Using Affiliates to Lower Your Risk Profile
If you have a strong brand and do not want to risk your brand image or search rankings you can still employ aggressive marketing techniques by using them on white label sites or affiliate accounts. Most people who use white label sites leave footprints that make it easy to associate the site with the main company. The good thing about using affiliates instead of a white label site is that just about everyone has spammy affiliates. Think of how many spammy AdSense sites you have seen...those are Google's affiliates.
You can sign up to be your affiliate and track your performance just like the performance of other affiliates. You can also sign up with different affiliate ID numbers for different websites or marketing methods. As long as your program is well integrated into the web a couple spammy affiliates are not going to make Google want to nuke everyone who is using your affiliate program, plus it can give you more leeway when doing things like bidding on competing keywords, etc. If one of your affiliate sites gets blocked from buying a keyword or removed from the index you still can use the same (or similar) technique(s) on other affiliate sites.
Comments
Great, Affiliates are shabby thugs anyway , right?
The Industry tries to regulate itself to solve problems like the one you describe. Who knows how much rogue advertisers already engage in things like this and blame affiliates for all the scams they are involved in.
Its already tough enough for the advertiser, who is being very protective about his brand and shuts down reckless affiliates, once discovered. Aaron, don't throw Gas into the Fire.

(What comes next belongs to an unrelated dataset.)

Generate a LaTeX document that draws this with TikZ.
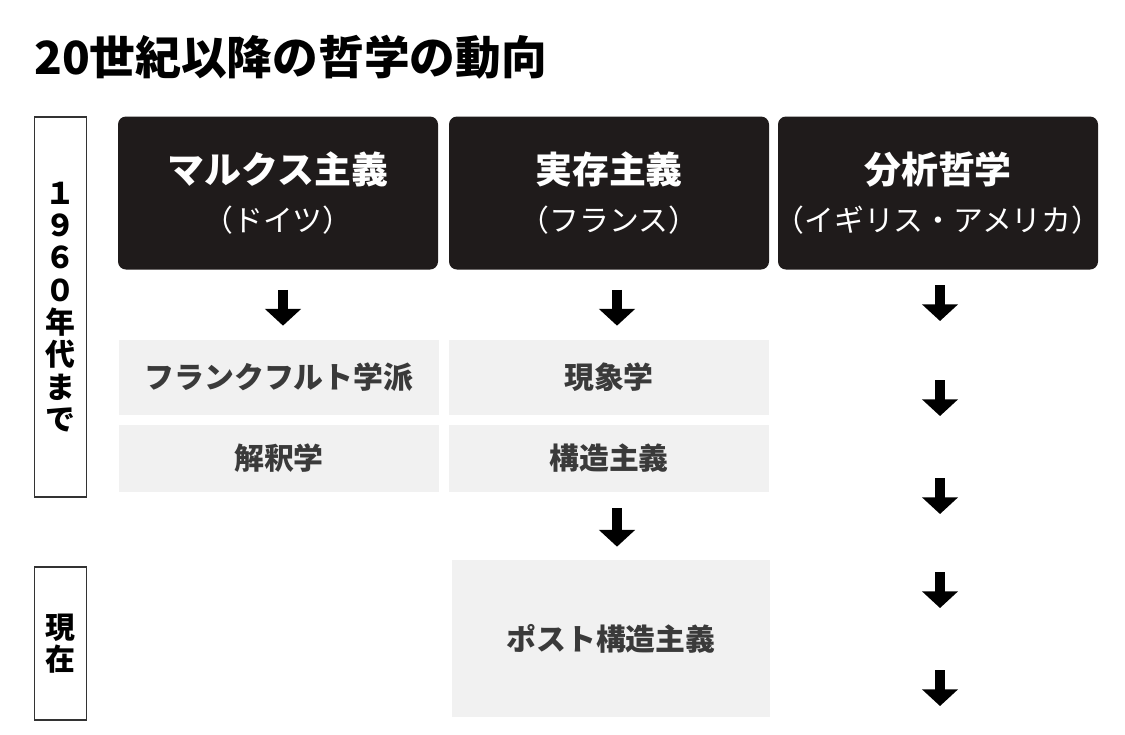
\documentclass[tikz,border=0pt]{standalone}
\usepackage{fontspec}
\setmainfont{Noto Sans CJK JP}
\usetikzlibrary{arrows.meta}
\definecolor{boxdark}{HTML}{1F1B1B}
\definecolor{boxlight}{HTML}{F1F1F1}
\definecolor{textgray}{HTML}{3A3A3A}
\newcommand{\headtext}[2]{{\fontsize{21}{25}\selectfont\bfseries #1}\\[10pt]{\fontsize{17}{20}\selectfont\makebox[6cm]{#2}}}
\tikzset{
  darkbox/.style={fill=boxdark, rounded corners=0.16cm, minimum width=6.4cm, minimum height=3.06cm, text=white, align=center, inner sep=0pt},
  lightbox/.style={fill=boxlight, minimum width=6.4cm, text=textgray, font=\fontsize{17}{20}\selectfont\bfseries, inner sep=0pt},
  erabox/.style={draw=black!80, line width=0.6pt, minimum width=1.05cm, align=center, inner sep=0pt, font=\fontsize{17}{18.4}\selectfont\bfseries},
  downarrow/.style={line width=5.6pt, -{Triangle[width=20pt,length=9.5pt]}}
}
\begin{document}
\begin{tikzpicture}
  \useasboundingbox[fill=white] (0,0) rectangle (22.5,-14.68);
  \node[anchor=west, font=\fontsize{26}{30}\selectfont\bfseries] (title) at (0.56,-1.14) {20世紀以降の哲学の動向};
  \node[erabox, minimum height=7.6cm] (era1) at (1.21,-6.14) {１\\９\\６\\０\\年\\代\\ま\\で};
  \node[erabox, minimum height=3.06cm] (era2) at (1.21,-12.87) {現\\在};
  \node[darkbox] (marx) at (5.56,-3.86) {\headtext{マルクス主義}{（ドイツ）}};
  \node[darkbox] (exist) at (12.18,-3.86) {\headtext{実存主義}{（フランス）}};
  \node[darkbox] (anal) at (18.76,-3.86) {\headtext{分析哲学}{（イギリス・アメリカ）}};
  \node[lightbox, minimum height=1.5cm] (frank) at (5.58,-7.55) {フランクフルト学派};
  \node[lightbox, minimum height=1.34cm] (herm) at (5.58,-9.17) {解釈学};
  \node[lightbox, minimum height=1.5cm] (phen) at (12.18,-7.55) {現象学};
  \node[lightbox, minimum height=1.34cm] (struct) at (12.18,-9.17) {構造主義};
  \node[lightbox, minimum width=6.36cm, minimum height=3.14cm] (post) at (12.22,-12.77) {ポスト構造主義};
  \draw[downarrow] ([xshift=0.1cm,yshift=-0.4cm]marx.south) -- ([xshift=0.08cm,yshift=0.28cm]frank.north);
  \draw[downarrow] ([xshift=0.16cm,yshift=-0.4cm]exist.south) -- ([xshift=0.16cm,yshift=0.28cm]phen.north);
  \draw[downarrow] ([xshift=0.16cm,yshift=-0.32cm]struct.south) -- ([xshift=0.12cm,yshift=0.26cm]post.north);
  \foreach \i/\y in {1/5.7,2/7.6,3/9.56,4/11.44,5/13.4}{
    \coordinate (s\i) at (18.8,-\y);
    \coordinate (e\i) at (18.8,-\y-0.72);
    \draw[downarrow] (s\i) -- (e\i);
  }
\end{tikzpicture}
\end{document}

Cheers, Carsten from Affiliate Summit West 2007 in Las Vegas.
Hi Carsten
I don't think all affiliates are bad. Some are great people, but the pool of affiliates probably on the whole approximates a mirror image of entrepenuers...some are going to not be aggressive and make no money, some are going to be aggresive enought to get noticed for the wrong reasons, but most are somewhere in between.
I am just stating that they are a way to disconnect a business from certain classes of risk while still reaping the rewards.
I agree that running some affiliate sites in an agressive fashion could be of a great benefit. I imagine the same would apply to white lables as well. In fact I have come short of begging my boss (i am in-house) to get some domains with different whois, and let me run with it. One agrees with me on it, but the other (who is more technical) disagrees because he can not see the difference in rankings based on whois and referral info. I bring it up every so often and I think sooner or later they will go with it as it is becoming more and more necessary to have some kind of agressive marketing outlet for experimental purposes at the very least. They really do not mind stepping out there, but I have continually advised they do not use the main company web site as the risk would not be worth the benefit. Thats not to say that white lables are not pushed agressively though. I also handle the affiliates for our company (there are thousands) in my findings they start off with big money dreams, but quickly drop off the radar. Out of the thousands of affiliates i have approved over the years, i would say that 10 are outstanding, 100 are OK, and the rest had developed a site on a whim and gave up. Good read Aaron, thanks.
I don't think what Aaron saying here is, 'Hey! It is cool too Blog Spam, just pretend to be one of your own affiliates!' or 'hehe - I just got 10 bilion blogger splog pages indexed but no one can blame me cause i used an affiliate ID - muhahahah.' (Though the second would be cool with me...)
But if you want to enter into something which 'may' be greyer than you usually like, or some company is pitching you whacks of incoming links, or you want to bid on competitors keywords without ruffling their tail feathers, than this is a great way to do it.
I use aff id's for ALL of my marketing activities. i don't want my competitors to know where I am spending my money (usually a smart buy) and where some random affiliate is spending money (often bad ROI). Also the in house tracking system makes it easier to track all of the campaigns that way anyway.
Aaron, that's a pretty interesting idea. One that I think many can implement without necessarily being a big brand.
What is you opinion about using this tactic with Google Adwords?